Thames Laboratories Visit Grytviken Whaling Station in South Georgia
In 2001 Thames Laboratories were commissioned by the British Antarctic Survey to undertake a survey in preparation of a major environmental improvements program at the research station adjacent to Grytviken, a remote former whaling station on the island of South Georgia being famous as the starting point for the Falkland Islands conflict. Alongside this we were asked by the Government of South Georgia to undertake a review of the asbestos at Grytviken.
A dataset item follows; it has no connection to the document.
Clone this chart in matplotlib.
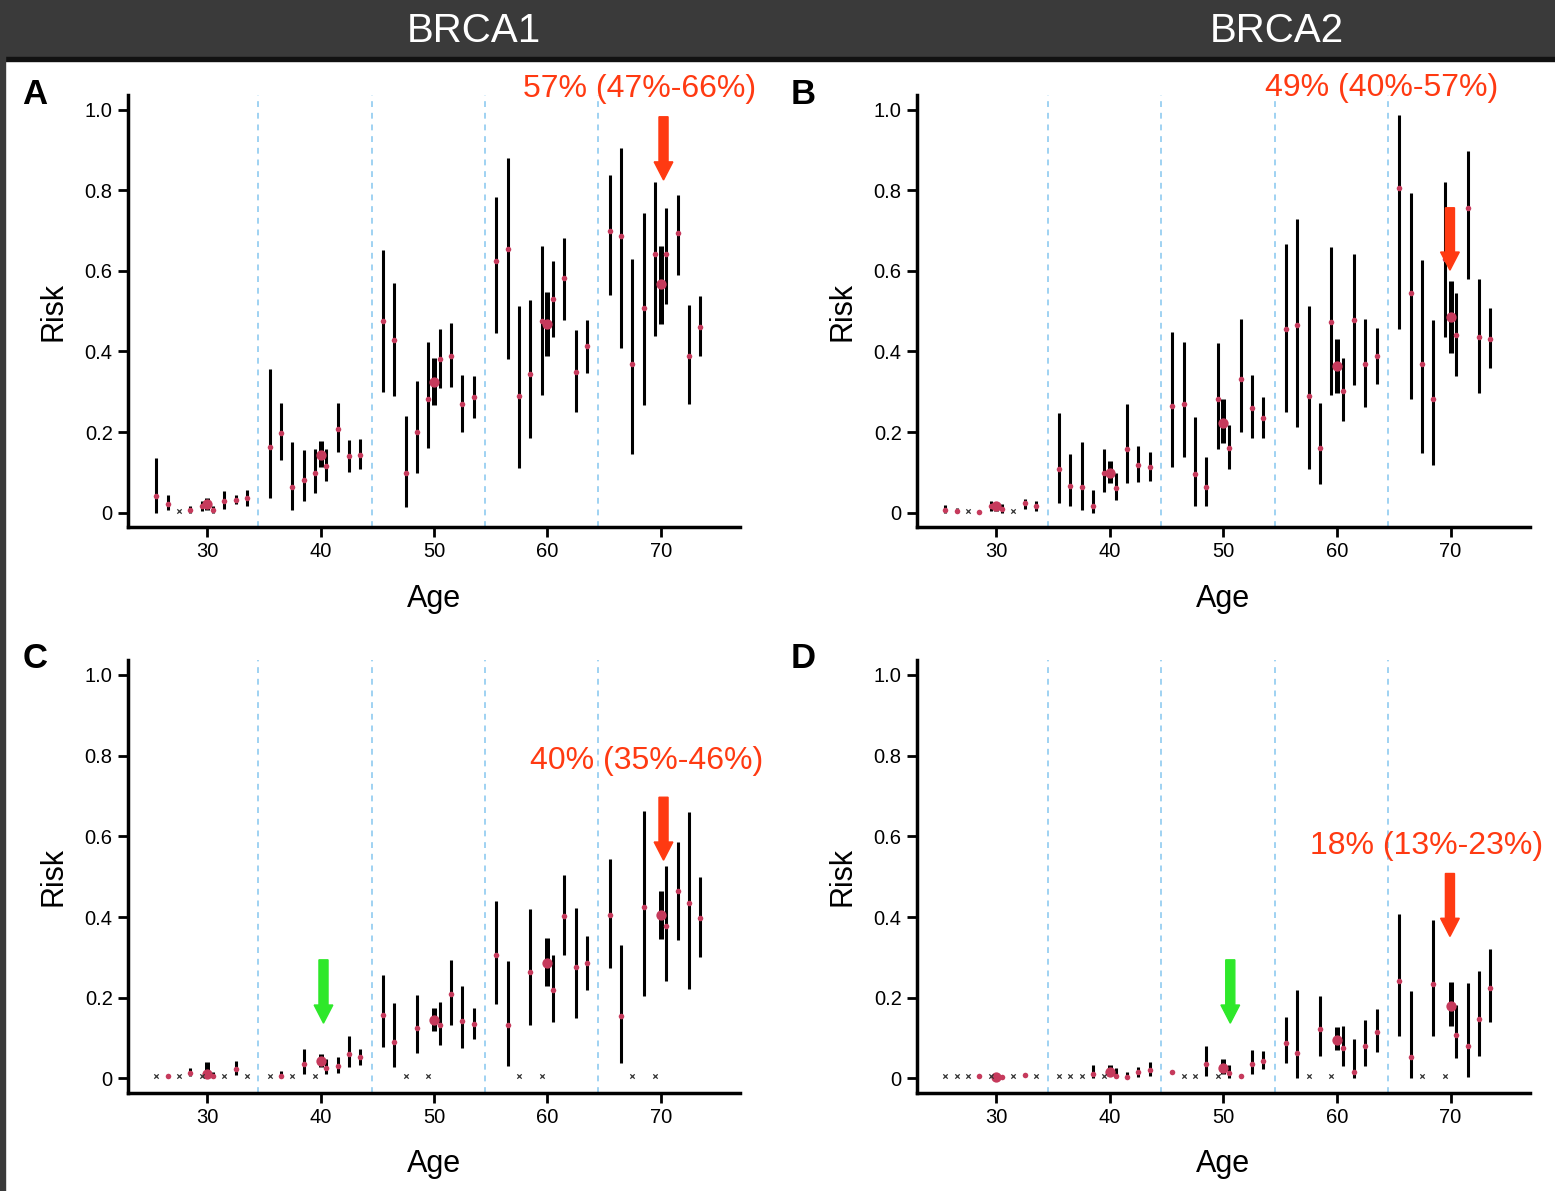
import numpy as np
import matplotlib
matplotlib.use('Agg')
import matplotlib.pyplot as plt
from matplotlib.patches import Rectangle

plt.rcParams['font.family'] = ['Liberation Sans', 'DejaVu Sans']

nan = np.nan

# ages of the single-year estimates (small dots) and decade estimates (big dots)
ages = [25.5, 26.5, 27.5, 28.5, 29.5, 30.5, 31.5, 32.5, 33.5,
        35.5, 36.5, 37.5, 38.5, 39.5, 40.5, 41.5, 42.5, 43.5,
        45.5, 46.5, 47.5, 48.5, 49.5, 50.5, 51.5, 52.5, 53.5,
        55.5, 56.5, 57.5, 58.5, 59.5, 60.5, 61.5, 62.5, 63.5,
        65.5, 66.5, 67.5, 68.5, 69.5, 70.5, 71.5, 72.5, 73.5]
decade_ages = [30, 40, 50, 60, 70]
dividers = [34.5, 44.5, 54.5, 64.5]

# panel A  (BRCA1, breast)  -- nan = no estimate (drawn as x)
a_est = [0.040, 0.022, nan, 0.007, 0.016, 0.007, 0.028, 0.032, 0.035,
         0.162, 0.198, 0.064, 0.082, 0.097, 0.115, 0.208, 0.140, 0.142,
         0.475, 0.428, 0.097, 0.200, 0.282, 0.381, 0.390, 0.269, 0.286,
         0.624, 0.655, 0.290, 0.345, 0.475, 0.530, 0.582, 0.348, 0.413,
         0.700, 0.687, 0.370, 0.508, 0.642, 0.642, 0.694, 0.390, 0.462]
a_lo = [0.0, 0.007, nan, 0.0, 0.004, 0.0, 0.009, 0.020, 0.017,
        0.035, 0.130, 0.006, 0.028, 0.049, 0.078, 0.150, 0.100, 0.107,
        0.299, 0.290, 0.014, 0.098, 0.160, 0.309, 0.312, 0.199, 0.235,
        0.447, 0.381, 0.111, 0.185, 0.293, 0.436, 0.479, 0.249, 0.347,
        0.541, 0.409, 0.146, 0.268, 0.438, 0.519, 0.591, 0.270, 0.388]
a_hi = [0.136, 0.043, nan, 0.017, 0.028, 0.017, 0.053, 0.043, 0.055,
        0.357, 0.272, 0.175, 0.156, 0.159, 0.159, 0.272, 0.181, 0.183,
        0.653, 0.571, 0.241, 0.326, 0.423, 0.456, 0.471, 0.342, 0.338,
        0.783, 0.880, 0.512, 0.527, 0.661, 0.624, 0.682, 0.454, 0.479,
        0.839, 0.905, 0.630, 0.745, 0.821, 0.756, 0.789, 0.516, 0.537]
a_dec_est = [0.022, 0.142, 0.323, 0.469, 0.567]
a_dec_lo = [0.006, 0.112, 0.266, 0.390, 0.468]
a_dec_hi = [0.035, 0.177, 0.385, 0.549, 0.663]

# panel B  (BRCA2, breast)
b_est = [0.006, 0.003, nan, 0.002, 0.016, 0.008, nan, 0.023, 0.016,
         0.109, 0.066, 0.064, 0.016, 0.098, 0.062, 0.159, 0.118, 0.113,
         0.265, 0.269, 0.095, 0.064, 0.283, 0.160, 0.332, 0.260, 0.234,
         0.455, 0.465, 0.289, 0.160, 0.474, 0.303, 0.478, 0.368, 0.389,
         0.805, 0.546, 0.370, 0.281, 0.630, 0.441, 0.757, 0.436, 0.432]
b_lo = [0.0, 0.0, nan, 0.002, 0.004, 0.0, nan, 0.009, 0.004,
        0.023, 0.015, 0.006, 0.0, 0.050, 0.031, 0.073, 0.077, 0.078,
        0.114, 0.138, 0.015, 0.017, 0.159, 0.109, 0.200, 0.186, 0.186,
        0.250, 0.212, 0.109, 0.072, 0.292, 0.227, 0.318, 0.263, 0.320,
        0.455, 0.281, 0.147, 0.118, 0.437, 0.339, 0.581, 0.296, 0.358]
b_hi = [0.019, 0.012, nan, 0.002, 0.029, 0.020, nan, 0.033, 0.029,
        0.246, 0.145, 0.174, 0.055, 0.157, 0.098, 0.270, 0.165, 0.151,
        0.449, 0.423, 0.238, 0.139, 0.422, 0.217, 0.480, 0.341, 0.287,
        0.667, 0.728, 0.513, 0.273, 0.659, 0.383, 0.641, 0.481, 0.459,
        0.988, 0.794, 0.627, 0.478, 0.820, 0.546, 0.897, 0.579, 0.507]
b_dec_est = [0.016, 0.099, 0.223, 0.364, 0.485]
b_dec_lo = [0.004, 0.074, 0.172, 0.298, 0.397]
b_dec_hi = [0.026, 0.128, 0.283, 0.432, 0.575]

# panel C  (BRCA1, ovarian)
c_est = [nan, 0.005, nan, 0.014, nan, 0.006, nan, 0.024, nan,
         nan, 0.006, nan, 0.035, nan, 0.025, 0.031, 0.060, 0.052,
         0.158, 0.091, nan, 0.125, nan, 0.133, 0.209, 0.143, 0.135,
         0.306, 0.132, nan, 0.263, nan, 0.220, 0.403, 0.277, 0.286,
         0.406, 0.155, nan, 0.425, nan, 0.379, 0.464, 0.435, 0.398]
c_lo = [nan, 0.005, nan, 0.005, nan, 0.0, nan, 0.009, nan,
        nan, 0.0, nan, 0.010, nan, 0.010, 0.013, 0.029, 0.033,
        0.078, 0.029, nan, 0.062, nan, 0.083, 0.133, 0.075, 0.099,
        0.185, 0.031, nan, 0.132, nan, 0.141, 0.305, 0.151, 0.220,
        0.273, 0.039, nan, 0.205, nan, 0.241, 0.342, 0.222, 0.301]
c_hi = [nan, 0.005, nan, 0.027, nan, 0.015, nan, 0.044, nan,
        nan, 0.018, nan, 0.074, nan, 0.048, 0.053, 0.104, 0.074,
        0.257, 0.186, nan, 0.207, nan, 0.190, 0.294, 0.228, 0.175,
        0.440, 0.290, nan, 0.419, nan, 0.307, 0.504, 0.422, 0.353,
        0.544, 0.330, nan, 0.664, nan, 0.526, 0.585, 0.660, 0.500]
c_dec_est = [0.010, 0.044, 0.145, 0.286, 0.404]
c_dec_lo = [0.002, 0.029, 0.118, 0.230, 0.346]
c_dec_hi = [0.041, 0.060, 0.174, 0.348, 0.464]

# panel D  (BRCA2, ovarian)
d_est = [nan, nan, nan, 0.006, nan, 0.003, nan, 0.008, nan,
         nan, nan, nan, 0.010, nan, 0.006, 0.004, 0.015, 0.022,
         0.015, nan, nan, 0.035, nan, 0.013, 0.005, 0.035, 0.043,
         0.089, 0.064, nan, 0.122, nan, 0.075, 0.017, 0.081, 0.114,
         0.241, 0.052, nan, 0.234, nan, 0.108, 0.081, 0.147, 0.224]
d_lo = [nan, nan, nan, 0.006, nan, 0.003, nan, 0.008, nan,
        nan, nan, nan, 0.0, nan, 0.0, 0.0, 0.003, 0.005,
        0.015, nan, nan, 0.005, nan, 0.0, 0.0, 0.010, 0.023,
        0.039, 0.002, nan, 0.056, nan, 0.031, 0.0, 0.031, 0.066,
        0.106, 0.0, nan, 0.106, nan, 0.050, 0.004, 0.056, 0.141]
d_hi = [nan, nan, nan, 0.006, nan, 0.003, nan, 0.008, nan,
        nan, nan, nan, 0.034, nan, 0.027, 0.017, 0.029, 0.042,
        0.015, nan, nan, 0.081, nan, 0.034, 0.012, 0.070, 0.067,
        0.153, 0.220, nan, 0.205, nan, 0.129, 0.097, 0.146, 0.172,
        0.408, 0.216, nan, 0.393, nan, 0.183, 0.237, 0.267, 0.320]
d_dec_est = [0.003, 0.017, 0.025, 0.096, 0.179]
d_dec_lo = [0.0, 0.005, 0.010, 0.071, 0.129]
d_dec_hi = [0.012, 0.034, 0.048, 0.128, 0.240]

labels = ['57% (47%-66%)', '49% (40%-57%)', '40% (35%-46%)', '18% (13%-23%)']

RED = '#ff3a12'
GREEN = '#2ee82a'
DOT = '#c63a5c'


def draw_panel(ax, est, lo, hi, dest, dlo, dhi):
    est = np.array(est); lo = np.array(lo); hi = np.array(hi)
    x = np.array(ages)
    ok = ~np.isnan(est)
    for d in dividers:
        ax.axvline(d, color='#9fd2f2', lw=1.4, ls=(0, (3, 3)), zorder=1)
    ax.vlines(x[ok], lo[ok], hi[ok], color='black', lw=2.2, zorder=2)
    ax.vlines(decade_ages, dlo, dhi, color='black', lw=3.6, zorder=2)
    ax.scatter(x[ok], est[ok], s=16, color=DOT, zorder=3, linewidths=0)
    ax.scatter(decade_ages, dest, s=55, color=DOT, zorder=3, linewidths=0)
    ax.scatter(x[~ok], np.full((~ok).sum(), 0.005), marker='x', s=10,
               color='#333333', linewidths=0.9, zorder=3)

    ax.set_xlim(23.0, 77.0)
    ax.set_ylim(-0.036, 1.037)
    ax.set_xticks([30, 40, 50, 60, 70])
    ax.set_yticks([0, 0.2, 0.4, 0.6, 0.8, 1.0])
    ax.set_yticklabels(['0', '0.2', '0.4', '0.6', '0.8', '1.0'])
    ax.tick_params(direction='out', length=7, width=2, labelsize=14.5, pad=4)
    for s in ['top', 'right']:
        ax.spines[s].set_visible(False)
    for s in ['left', 'bottom']:
        ax.spines[s].set_linewidth(2.5)
    ax.set_xlabel('Age', fontsize=22, labelpad=16)
    ax.set_ylabel('Risk', fontsize=22, labelpad=12)


def down_arrow(ax, x, top, tip, color):
    ax.arrow(x, top, 0, tip - top, width=0.8, head_width=1.65,
             head_length=0.045, length_includes_head=True, color=color,
             zorder=5, clip_on=False)


fig = plt.figure(figsize=(15.55, 11.91), dpi=100)

# dark header band and left edge
fig.patches.append(Rectangle((0, 0.9513), 1, 0.0487, transform=fig.transFigure,
                             color='#3a3a3a', zorder=0))
fig.patches.append(Rectangle((0, 0.949), 1, 0.0028, transform=fig.transFigure,
                             color='#111111', zorder=0))
fig.patches.append(Rectangle((0, 0), 0.0035, 1, transform=fig.transFigure,
                             color='#3a3a3a', zorder=0))
fig.text(0.305, 0.974, 'BRCA1', color='white', fontsize=29, ha='center', va='center')
fig.text(0.821, 0.974, 'BRCA2', color='white', fontsize=29, ha='center', va='center')

axA = fig.add_axes([0.0823, 0.5575, 0.3936, 0.3627])
axB = fig.add_axes([0.5897, 0.5575, 0.3942, 0.3627])
axC = fig.add_axes([0.0823, 0.0823, 0.3936, 0.3635])
axD = fig.add_axes([0.5897, 0.0823, 0.3942, 0.3635])

draw_panel(axA, a_est, a_lo, a_hi, a_dec_est, a_dec_lo, a_dec_hi)
draw_panel(axB, b_est, b_lo, b_hi, b_dec_est, b_dec_lo, b_dec_hi)
draw_panel(axC, c_est, c_lo, c_hi, c_dec_est, c_dec_lo, c_dec_hi)
draw_panel(axD, d_est, d_lo, d_hi, d_dec_est, d_dec_lo, d_dec_hi)

# panel letters
for lx, ly, letter in [(35, 94, 'A'), (803, 94, 'B'), (35, 659, 'C'), (803, 659, 'D')]:
    fig.text(lx / 1555, 1 - ly / 1191, letter, fontsize=25, fontweight='bold',
             ha='center', va='center')

down_arrow(axA, 70.25, 0.983, 0.826, RED)
down_arrow(axB, 69.95, 0.757, 0.602, RED)
down_arrow(axC, 70.25, 0.697, 0.541, RED)
down_arrow(axC, 40.25, 0.294, 0.137, GREEN)
down_arrow(axD, 69.95, 0.508, 0.352, RED)
down_arrow(axD, 50.6, 0.294, 0.137, GREEN)

axA.text(68.15, 1.053, labels[0], color=RED, fontsize=23, ha='center', va='center', clip_on=False)
axB.text(63.9, 1.055, labels[1], color=RED, fontsize=23, ha='center', va='center', clip_on=False)
axC.text(68.8, 0.788, labels[2], color=RED, fontsize=23, ha='center', va='center')
axD.text(67.9, 0.577, labels[3], color=RED, fontsize=23, ha='center', va='center', clip_on=False)

fig.savefig('out.png', dpi=100)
The resulting asbestos survey identified extensive asbestos and safety issues that were impacting upon the local wildlife and threatened visiting tourists. Over the next 12 months detailed investigations and reports were prepared with the eventual result being that funding was found to remove the asbestos and other environmental hazards from the site and make safe the collapsing building.
With Thames Laboratories experience of the site and the specialist nature of the environment we were retained to help the development of an asbestos abatement strategy. It was decided that the removal at Grytviken would be dealt with by the Chilean division of a US based contractor and work commenced in 2003 with the making safe of the site.
The plan was to make the site safe and to wherever possible retain the unique history of the site in terms of the equipment that was used.
Over a period of 6 months during the austral summer the work was completed, with the contractors and ourselves leaving site in 2004.
In 2010 Thames Laboratories returned to South Georgia on behalf of the Government of South Georgia, this time to assess the asbestos risk at the remaining Whaling Stations on South Georgia and develop strategies to allow the limited numbers of researchers who visit the wilderness to continue in the work they perform, whilst ensuring the risks from asbestos were controlled.
Today Grytviken houses the South Georgia Museum and is visited by several thousand tourists each year.